Notes for the implementer¶
SCRUBBED_ENVis the load-bearing surface. Every key added is a CODEOWNERS-visible audit risk per ADR-0001 §Tradeoffs. The four-key allowlist is the documented floor; if a rubric legitimately needs another env var (e.g.,TZ), open an ADR amendment, do not silently extend.sys.executablenot"python". The latter resolves viaPATHin a way that may pick up the wrong interpreter on CI;sys.executableis the harness's own Python and is stable.MappingProxyTypematters. A mutabledictdefault exposes a footgun: anywhere the runner is imported,SCRUBBED_ENV["EVIL"] = "1"would mutate the constant.types.MappingProxyTyperejects assignment. The immutability test is the structural guard.proc.kill()thenawait proc.wait()— not justproc.kill(). Without theawait, the child process is a zombie until the next event loop tick and the tempdir teardown can race; the test for tempdir cleanup will be flaky.- stderr is captured but only logged on non-zero exit (arch §Logging strategy "Bench-author rubric stderr is captured but logged only on rubric subprocess non-zero exit"). On the happy path, stderr is discarded.

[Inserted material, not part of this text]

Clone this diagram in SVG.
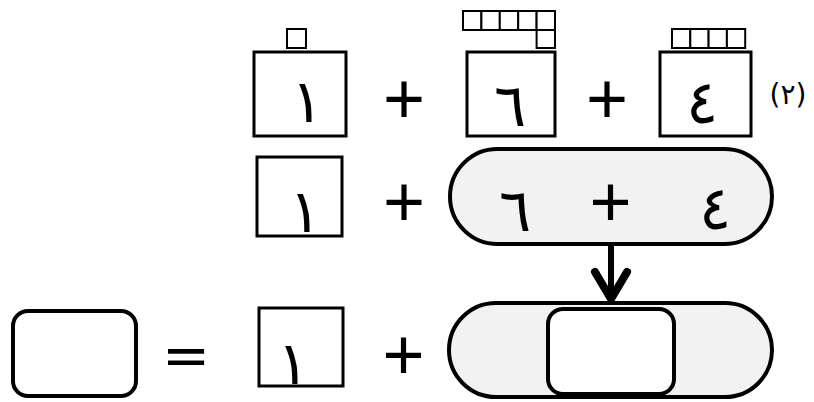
<svg xmlns="http://www.w3.org/2000/svg" width="814" height="402" viewBox="0 0 814 402">
<style>
.box{fill:#fff;stroke:#000;stroke-width:3}
.sq{fill:#fff;stroke:#000;stroke-width:2}
.pill{fill:#f2f2f2;stroke:#000;stroke-width:4}
.rr{fill:#fff;stroke:#000;stroke-width:4}
.dig{font-family:"DejaVu Sans",sans-serif;font-size:60px;text-anchor:middle;fill:#000}
.op{font-family:"Liberation Sans",Arial,sans-serif;font-size:72px;text-anchor:middle;fill:#000}
.lbl{font-family:"DejaVu Sans",sans-serif;font-size:28px;text-anchor:middle;fill:#000}
</style>
<g id="row1-one">
<rect class="sq" x="287" y="29" width="19" height="19"/>
<rect class="box" x="254" y="52" width="92" height="84"/>
<text class="dig" x="307" y="122">١</text>
</g>
<text class="op" x="404" y="122.5">+</text>
<g id="row1-six">
<rect class="sq" x="463" y="11" width="18.4" height="19"/>
<rect class="sq" x="481.4" y="11" width="18.4" height="19"/>
<rect class="sq" x="499.8" y="11" width="18.4" height="19"/>
<rect class="sq" x="518.2" y="11" width="18.4" height="19"/>
<rect class="sq" x="536.6" y="11" width="18.4" height="19"/>
<rect class="sq" x="536.6" y="30" width="18.4" height="18"/>
<rect class="box" x="467" y="52" width="88" height="84"/>
<text class="dig" x="510" y="126">٦</text>
</g>
<text class="op" x="607" y="122.5">+</text>
<g id="row1-four">
<rect class="sq" x="672" y="29" width="18.3" height="19"/>
<rect class="sq" x="690.3" y="29" width="18.3" height="19"/>
<rect class="sq" x="708.6" y="29" width="18.3" height="19"/>
<rect class="sq" x="726.9" y="29" width="18.3" height="19"/>
<rect class="box" x="660" y="52" width="91" height="84"/>
<text class="dig" x="702" y="123">٤</text>
</g>
<text class="lbl" x="788" y="104">(٢)</text>
<g id="row2-one">
<rect class="box" x="257" y="157" width="85" height="79"/>
<text class="dig" x="305" y="232">١</text>
</g>
<text class="op" x="404" y="225.5">+</text>
<g id="row2-group">
<rect class="pill" x="450" y="149" width="322" height="95" rx="47.5"/>
<text class="dig" x="515" y="231">٦</text>
<text class="op" x="610.5" y="225.5">+</text>
<text class="dig" x="715" y="229">٤</text>
</g>
<g id="connectors">
<line x1="611" y1="245" x2="611" y2="298" stroke="#000" stroke-width="6"/>
<polyline points="595,272 611,299 627,272" fill="none" stroke="#000" stroke-width="8" stroke-linecap="round" stroke-linejoin="miter"/>
</g>
<g id="result">
<rect class="rr" x="13" y="311" width="123" height="85" rx="15"/>
</g>
<text class="op" x="186" y="382" transform="translate(0,142.4) scale(1,0.6)" style="font-weight:bold">=</text>
<g id="row3-one">
<rect class="box" x="259" y="308" width="84" height="78"/>
<text class="dig" x="293" y="384">١</text>
</g>
<text class="op" x="403.5" y="379">+</text>
<g id="row3-group">
<rect class="pill" x="449" y="303" width="323" height="94" rx="47"/>
<rect class="rr" x="548" y="309" width="126" height="85" rx="15"/>
</g>
</svg>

- Do not extend SCRUBBED_ENV to include
PYTHONPATHunless the rubric depends on it. The defaultPYTHONPATH=""means the subprocess only sees the stdlib + whateversys.executablewas installed with — exactly the trust posture we want. If a bench-author rubric legitimately needs to import a helper module frombench/{tc}/_lib/, that helper must be co-located and the rubric cansys.path.insert(0, str(Path(__file__).parent / "_lib"))itself. - Adversarial test must run on Linux and macOS in CI (per
High-level-impl.md §Implementation-level risks #3). The test as written should be portable; if a macOS-specific env var sneaks into the SCRUBBED_ENV (e.g.,__CF_USER_TEXT_ENCODING), surface it explicitly — don't paper over it. - The
RubricProtocol (S1-04) is what bench-author unit tests type-check against — the subprocess invocation does not type-check across the process boundary. This story is purely a runtime contract; the Protocol's value is inbench/{tc}/tests/test_rubric_unit.py, not here.